▶ [Problem statement]:
Quote each line of the material verbatim, without the pictures.

────

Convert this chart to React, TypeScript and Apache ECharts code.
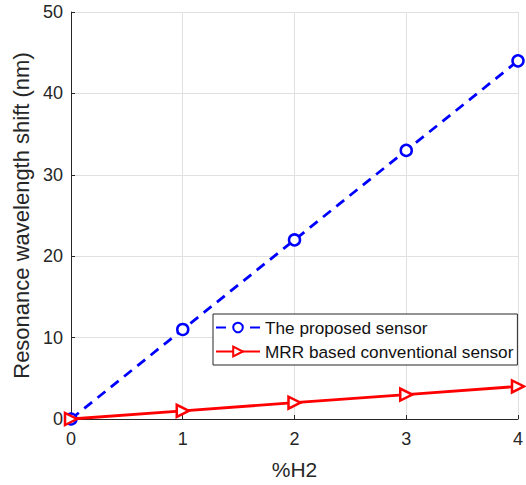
import React, { useEffect, useRef } from "react";
import * as echarts from "echarts";

const xValues = [0, 1, 2, 3, 4];
const proposedSensor = [0, 11, 22, 33, 44];
const conventionalSensor = [0, 1, 2, 3, 4];
const seriesNames = ["The proposed sensor", "MRR based conventional sensor"];

export default function App() {
  const ref = useRef<HTMLDivElement>(null);
  useEffect(() => {
    if (!ref.current) return;
    const chart = echarts.init(ref.current, null, { renderer: "svg" });
    const font = "'Liberation Sans', Arial, Helvetica, sans-serif";
    chart.setOption({
      animation: false,
      backgroundColor: "#ffffff",
      textStyle: { fontFamily: font },
      grid: { left: 71, right: 8, top: 12, bottom: 65, containLabel: false },
      legend: {
        orient: "vertical",
        left: 213,
        top: 314,
        backgroundColor: "#ffffff",
        borderColor: "#262626",
        borderWidth: 1,
        borderRadius: 0,
        padding: [5, 4, 5, 2],
        itemGap: 7,
        itemWidth: 44,
        itemHeight: 12,
        textStyle: { fontSize: 17.2, color: "#111111", fontFamily: font },
        data: seriesNames,
      },
      xAxis: {
        type: "value",
        min: 0,
        max: 4,
        interval: 1,
        name: "%H2",
        nameLocation: "middle",
        nameGap: 40,
        nameTextStyle: { fontSize: 21, color: "#262626", fontFamily: font },
        axisLine: { show: true, onZero: false, lineStyle: { color: "#262626", width: 1 } },
        axisTick: { show: true, inside: true, length: 4, lineStyle: { color: "#262626" } },
        axisLabel: { fontSize: 18, color: "#262626", margin: 11, fontFamily: font },
        splitLine: { show: true, lineStyle: { color: "#e0e0e0", width: 1 } },
      },
      yAxis: {
        type: "value",
        min: 0,
        max: 50,
        interval: 10,
        name: "Resonance wavelength shift (nm)",
        nameLocation: "middle",
        nameGap: 33,
        nameTextStyle: { fontSize: 22, color: "#262626", fontFamily: font },
        axisLine: { show: true, onZero: false, lineStyle: { color: "#262626", width: 1 } },
        axisTick: { show: true, inside: true, length: 4, lineStyle: { color: "#262626" } },
        axisLabel: { fontSize: 18, color: "#262626", margin: 8, fontFamily: font },
        splitLine: { show: true, lineStyle: { color: "#e0e0e0", width: 1 } },
      },
      series: [
        {
          name: seriesNames[0],
          type: "line",
          data: xValues.map((x, i) => [x, proposedSensor[i]]),
          symbol: "circle",
          symbolSize: 11,
          showAllSymbol: true,
          lineStyle: { color: "#0000ff", width: 2.8, type: [10, 7] },
          itemStyle: { color: "#ffffff", borderColor: "#0000ff", borderWidth: 2.5 },
          z: 2,
        },
        {
          name: seriesNames[1],
          type: "line",
          data: xValues.map((x, i) => [x, conventionalSensor[i]]),
          symbol: "triangle",
          symbolRotate: -90,
          symbolSize: 12,
          showAllSymbol: true,
          lineStyle: { color: "#ff0000", width: 2.8, type: "solid" },
          itemStyle: { color: "#ffffff", borderColor: "#ff0000", borderWidth: 2.5 },
          z: 3,
        },
      ],
    });
    return () => chart.dispose();
  }, []);
  return (
    <div
      ref={ref}
      style={{ position: "fixed", left: 0, top: 0, width: 526, height: 485 }}
    />
  );
}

────

▶ [Answer in full]:
Convert this chart to React, TypeScript and Apache ECharts code.
import React, { useEffect, useRef } from "react";
import * as echarts from "echarts";

const xValues = [0, 1, 2, 3, 4];
const proposedSensor = [0, 11, 22, 33, 44];
const conventionalSensor = [0, 1, 2, 3, 4];
const seriesNames = ["The proposed sensor", "MRR based conventional sensor"];

export default function App() {
  const ref = useRef<HTMLDivElement>(null);
  useEffect(() => {
    if (!ref.current) return;
    const chart = echarts.init(ref.current, null, { renderer: "svg" });
    const font = "'Liberation Sans', Arial, Helvetica, sans-serif";
    chart.setOption({
      animation: false,
      backgroundColor: "#ffffff",
      textStyle: { fontFamily: font },
      grid: { left: 71, right: 8, top: 12, bottom: 65, containLabel: false },
      legend: {
        orient: "vertical",
        left: 213,
        top: 314,
        backgroundColor: "#ffffff",
        borderColor: "#262626",
        borderWidth: 1,
        borderRadius: 0,
        padding: [5, 4, 5, 2],
        itemGap: 7,
        itemWidth: 44,
        itemHeight: 12,
        textStyle: { fontSize: 17.2, color: "#111111", fontFamily: font },
        data: seriesNames,
      },
      xAxis: {
        type: "value",
        min: 0,
        max: 4,
        interval: 1,
        name: "%H2",
        nameLocation: "middle",
        nameGap: 40,
        nameTextStyle: { fontSize: 21, color: "#262626", fontFamily: font },
        axisLine: { show: true, onZero: false, lineStyle: { color: "#262626", width: 1 } },
        axisTick: { show: true, inside: true, length: 4, lineStyle: { color: "#262626" } },
        axisLabel: { fontSize: 18, color: "#262626", margin: 11, fontFamily: font },
        splitLine: { show: true, lineStyle: { color: "#e0e0e0", width: 1 } },
      },
      yAxis: {
        type: "value",
        min: 0,
        max: 50,
        interval: 10,
        name: "Resonance wavelength shift (nm)",
        nameLocation: "middle",
        nameGap: 33,
        nameTextStyle: { fontSize: 22, color: "#262626", fontFamily: font },
        axisLine: { show: true, onZero: false, lineStyle: { color: "#262626", width: 1 } },
        axisTick: { show: true, inside: true, length: 4, lineStyle: { color: "#262626" } },
        axisLabel: { fontSize: 18, color: "#262626", margin: 8, fontFamily: font },
        splitLine: { show: true, lineStyle: { color: "#e0e0e0", width: 1 } },
      },
      series: [
        {
          name: seriesNames[0],
          type: "line",
          data: xValues.map((x, i) => [x, proposedSensor[i]]),
          symbol: "circle",
          symbolSize: 11,
          showAllSymbol: true,
          lineStyle: { color: "#0000ff", width: 2.8, type: [10, 7] },
          itemStyle: { color: "#ffffff", borderColor: "#0000ff", borderWidth: 2.5 },
          z: 2,
        },
        {
          name: seriesNames[1],
          type: "line",
          data: xValues.map((x, i) => [x, conventionalSensor[i]]),
          symbol: "triangle",
          symbolRotate: -90,
          symbolSize: 12,
          showAllSymbol: true,
          lineStyle: { color: "#ff0000", width: 2.8, type: "solid" },
          itemStyle: { color: "#ffffff", borderColor: "#ff0000", borderWidth: 2.5 },
          z: 3,
        },
      ],
    });
    return () => chart.dispose();
  }, []);
  return (
    <div
      ref={ref}
      style={{ position: "fixed", left: 0, top: 0, width: 526, height: 485 }}
    />
  );
}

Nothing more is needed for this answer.